WHAT IS REQUIRED → Make an exact copy of all the material below, apart from the pictures.

── GIVEN INFORMATION

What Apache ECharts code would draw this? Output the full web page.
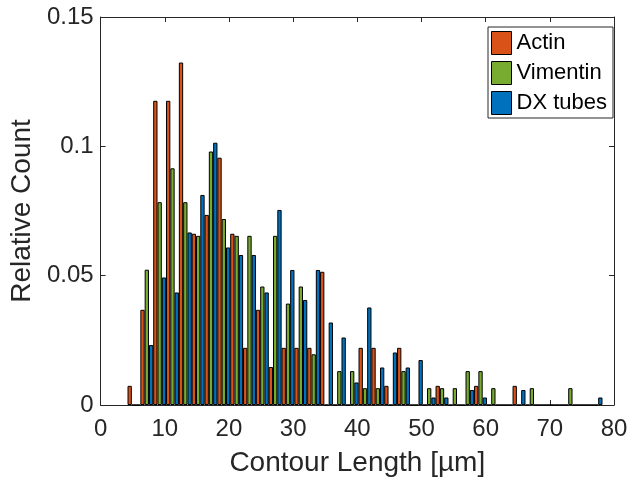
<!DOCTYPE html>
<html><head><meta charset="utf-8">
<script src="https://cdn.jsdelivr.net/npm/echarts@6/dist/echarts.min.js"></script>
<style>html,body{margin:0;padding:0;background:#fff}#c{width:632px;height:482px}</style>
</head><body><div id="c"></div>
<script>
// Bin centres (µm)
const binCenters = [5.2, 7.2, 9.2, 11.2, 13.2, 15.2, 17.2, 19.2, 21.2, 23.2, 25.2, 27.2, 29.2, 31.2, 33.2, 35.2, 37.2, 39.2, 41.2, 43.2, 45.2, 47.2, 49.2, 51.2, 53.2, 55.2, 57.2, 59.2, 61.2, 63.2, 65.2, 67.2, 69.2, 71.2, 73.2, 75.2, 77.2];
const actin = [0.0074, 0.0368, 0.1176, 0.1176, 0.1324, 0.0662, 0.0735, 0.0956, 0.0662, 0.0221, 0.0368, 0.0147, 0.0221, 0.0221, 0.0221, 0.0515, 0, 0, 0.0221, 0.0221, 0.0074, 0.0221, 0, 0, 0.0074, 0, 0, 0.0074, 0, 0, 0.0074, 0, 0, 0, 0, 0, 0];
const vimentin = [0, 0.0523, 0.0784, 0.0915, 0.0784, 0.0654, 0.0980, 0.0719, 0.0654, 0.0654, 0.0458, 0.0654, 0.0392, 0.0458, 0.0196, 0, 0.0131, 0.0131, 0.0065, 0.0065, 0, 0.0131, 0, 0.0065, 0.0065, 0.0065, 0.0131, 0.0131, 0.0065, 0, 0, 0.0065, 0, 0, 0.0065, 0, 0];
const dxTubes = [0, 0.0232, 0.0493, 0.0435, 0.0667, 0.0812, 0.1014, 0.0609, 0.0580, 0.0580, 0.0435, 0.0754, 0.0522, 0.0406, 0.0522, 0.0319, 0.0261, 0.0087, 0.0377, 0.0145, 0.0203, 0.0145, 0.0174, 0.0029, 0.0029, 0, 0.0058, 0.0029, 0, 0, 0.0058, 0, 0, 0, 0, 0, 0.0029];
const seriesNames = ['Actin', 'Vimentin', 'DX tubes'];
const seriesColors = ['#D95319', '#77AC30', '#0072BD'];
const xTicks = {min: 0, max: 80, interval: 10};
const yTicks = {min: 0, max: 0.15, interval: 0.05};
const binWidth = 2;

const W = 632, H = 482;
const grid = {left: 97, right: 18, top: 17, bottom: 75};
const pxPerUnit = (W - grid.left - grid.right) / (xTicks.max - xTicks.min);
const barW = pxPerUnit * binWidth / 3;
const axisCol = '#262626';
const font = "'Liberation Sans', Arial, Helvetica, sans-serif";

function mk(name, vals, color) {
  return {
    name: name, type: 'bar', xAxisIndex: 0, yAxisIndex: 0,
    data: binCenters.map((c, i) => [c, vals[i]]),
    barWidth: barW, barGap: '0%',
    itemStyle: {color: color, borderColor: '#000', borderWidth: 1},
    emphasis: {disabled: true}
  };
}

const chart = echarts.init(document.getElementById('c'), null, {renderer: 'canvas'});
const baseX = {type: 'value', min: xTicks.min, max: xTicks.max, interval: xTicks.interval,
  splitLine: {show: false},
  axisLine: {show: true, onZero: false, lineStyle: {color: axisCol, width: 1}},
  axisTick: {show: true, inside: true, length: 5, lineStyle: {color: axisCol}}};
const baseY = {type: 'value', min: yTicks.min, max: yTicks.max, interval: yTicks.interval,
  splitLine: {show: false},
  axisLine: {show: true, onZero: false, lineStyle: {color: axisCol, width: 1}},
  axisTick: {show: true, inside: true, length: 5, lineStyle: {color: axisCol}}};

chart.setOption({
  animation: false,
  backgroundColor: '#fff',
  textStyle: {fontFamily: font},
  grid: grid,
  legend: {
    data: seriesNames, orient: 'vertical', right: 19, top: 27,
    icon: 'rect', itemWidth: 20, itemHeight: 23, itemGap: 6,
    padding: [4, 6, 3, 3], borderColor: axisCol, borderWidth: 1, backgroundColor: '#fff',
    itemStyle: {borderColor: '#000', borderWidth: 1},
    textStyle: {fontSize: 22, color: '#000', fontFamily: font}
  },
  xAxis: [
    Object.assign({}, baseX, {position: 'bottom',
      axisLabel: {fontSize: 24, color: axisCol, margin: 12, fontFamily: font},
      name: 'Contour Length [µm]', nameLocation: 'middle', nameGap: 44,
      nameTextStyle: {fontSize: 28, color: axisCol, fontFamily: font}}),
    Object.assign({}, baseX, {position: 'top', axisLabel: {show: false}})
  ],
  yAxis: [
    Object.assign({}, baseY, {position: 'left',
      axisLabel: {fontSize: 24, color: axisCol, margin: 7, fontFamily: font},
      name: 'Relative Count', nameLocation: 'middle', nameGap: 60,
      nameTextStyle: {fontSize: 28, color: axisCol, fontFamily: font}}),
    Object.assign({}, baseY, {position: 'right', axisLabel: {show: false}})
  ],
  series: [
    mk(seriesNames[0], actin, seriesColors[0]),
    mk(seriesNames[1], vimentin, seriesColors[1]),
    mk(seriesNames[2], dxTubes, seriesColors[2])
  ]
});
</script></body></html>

────

ANSWER TO THIS TASK →
What Apache ECharts code would draw this? Output the full web page.
<!DOCTYPE html>
<html><head><meta charset="utf-8">
<script src="https://cdn.jsdelivr.net/npm/echarts@6/dist/echarts.min.js"></script>
<style>html,body{margin:0;padding:0;background:#fff}#c{width:632px;height:482px}</style>
</head><body><div id="c"></div>
<script>
// Bin centres (µm)
const binCenters = [5.2, 7.2, 9.2, 11.2, 13.2, 15.2, 17.2, 19.2, 21.2, 23.2, 25.2, 27.2, 29.2, 31.2, 33.2, 35.2, 37.2, 39.2, 41.2, 43.2, 45.2, 47.2, 49.2, 51.2, 53.2, 55.2, 57.2, 59.2, 61.2, 63.2, 65.2, 67.2, 69.2, 71.2, 73.2, 75.2, 77.2];
const actin = [0.0074, 0.0368, 0.1176, 0.1176, 0.1324, 0.0662, 0.0735, 0.0956, 0.0662, 0.0221, 0.0368, 0.0147, 0.0221, 0.0221, 0.0221, 0.0515, 0, 0, 0.0221, 0.0221, 0.0074, 0.0221, 0, 0, 0.0074, 0, 0, 0.0074, 0, 0, 0.0074, 0, 0, 0, 0, 0, 0];
const vimentin = [0, 0.0523, 0.0784, 0.0915, 0.0784, 0.0654, 0.0980, 0.0719, 0.0654, 0.0654, 0.0458, 0.0654, 0.0392, 0.0458, 0.0196, 0, 0.0131, 0.0131, 0.0065, 0.0065, 0, 0.0131, 0, 0.0065, 0.0065, 0.0065, 0.0131, 0.0131, 0.0065, 0, 0, 0.0065, 0, 0, 0.0065, 0, 0];
const dxTubes = [0, 0.0232, 0.0493, 0.0435, 0.0667, 0.0812, 0.1014, 0.0609, 0.0580, 0.0580, 0.0435, 0.0754, 0.0522, 0.0406, 0.0522, 0.0319, 0.0261, 0.0087, 0.0377, 0.0145, 0.0203, 0.0145, 0.0174, 0.0029, 0.0029, 0, 0.0058, 0.0029, 0, 0, 0.0058, 0, 0, 0, 0, 0, 0.0029];
const seriesNames = ['Actin', 'Vimentin', 'DX tubes'];
const seriesColors = ['#D95319', '#77AC30', '#0072BD'];
const xTicks = {min: 0, max: 80, interval: 10};
const yTicks = {min: 0, max: 0.15, interval: 0.05};
const binWidth = 2;

const W = 632, H = 482;
const grid = {left: 97, right: 18, top: 17, bottom: 75};
const pxPerUnit = (W - grid.left - grid.right) / (xTicks.max - xTicks.min);
const barW = pxPerUnit * binWidth / 3;
const axisCol = '#262626';
const font = "'Liberation Sans', Arial, Helvetica, sans-serif";

function mk(name, vals, color) {
  return {
    name: name, type: 'bar', xAxisIndex: 0, yAxisIndex: 0,
    data: binCenters.map((c, i) => [c, vals[i]]),
    barWidth: barW, barGap: '0%',
    itemStyle: {color: color, borderColor: '#000', borderWidth: 1},
    emphasis: {disabled: true}
  };
}

const chart = echarts.init(document.getElementById('c'), null, {renderer: 'canvas'});
const baseX = {type: 'value', min: xTicks.min, max: xTicks.max, interval: xTicks.interval,
  splitLine: {show: false},
  axisLine: {show: true, onZero: false, lineStyle: {color: axisCol, width: 1}},
  axisTick: {show: true, inside: true, length: 5, lineStyle: {color: axisCol}}};
const baseY = {type: 'value', min: yTicks.min, max: yTicks.max, interval: yTicks.interval,
  splitLine: {show: false},
  axisLine: {show: true, onZero: false, lineStyle: {color: axisCol, width: 1}},
  axisTick: {show: true, inside: true, length: 5, lineStyle: {color: axisCol}}};

chart.setOption({
  animation: false,
  backgroundColor: '#fff',
  textStyle: {fontFamily: font},
  grid: grid,
  legend: {
    data: seriesNames, orient: 'vertical', right: 19, top: 27,
    icon: 'rect', itemWidth: 20, itemHeight: 23, itemGap: 6,
    padding: [4, 6, 3, 3], borderColor: axisCol, borderWidth: 1, backgroundColor: '#fff',
    itemStyle: {borderColor: '#000', borderWidth: 1},
    textStyle: {fontSize: 22, color: '#000', fontFamily: font}
  },
  xAxis: [
    Object.assign({}, baseX, {position: 'bottom',
      axisLabel: {fontSize: 24, color: axisCol, margin: 12, fontFamily: font},
      name: 'Contour Length [µm]', nameLocation: 'middle', nameGap: 44,
      nameTextStyle: {fontSize: 28, color: axisCol, fontFamily: font}}),
    Object.assign({}, baseX, {position: 'top', axisLabel: {show: false}})
  ],
  yAxis: [
    Object.assign({}, baseY, {position: 'left',
      axisLabel: {fontSize: 24, color: axisCol, margin: 7, fontFamily: font},
      name: 'Relative Count', nameLocation: 'middle', nameGap: 60,
      nameTextStyle: {fontSize: 28, color: axisCol, fontFamily: font}}),
    Object.assign({}, baseY, {position: 'right', axisLabel: {show: false}})
  ],
  series: [
    mk(seriesNames[0], actin, seriesColors[0]),
    mk(seriesNames[1], vimentin, seriesColors[1]),
    mk(seriesNames[2], dxTubes, seriesColors[2])
  ]
});
</script></body></html>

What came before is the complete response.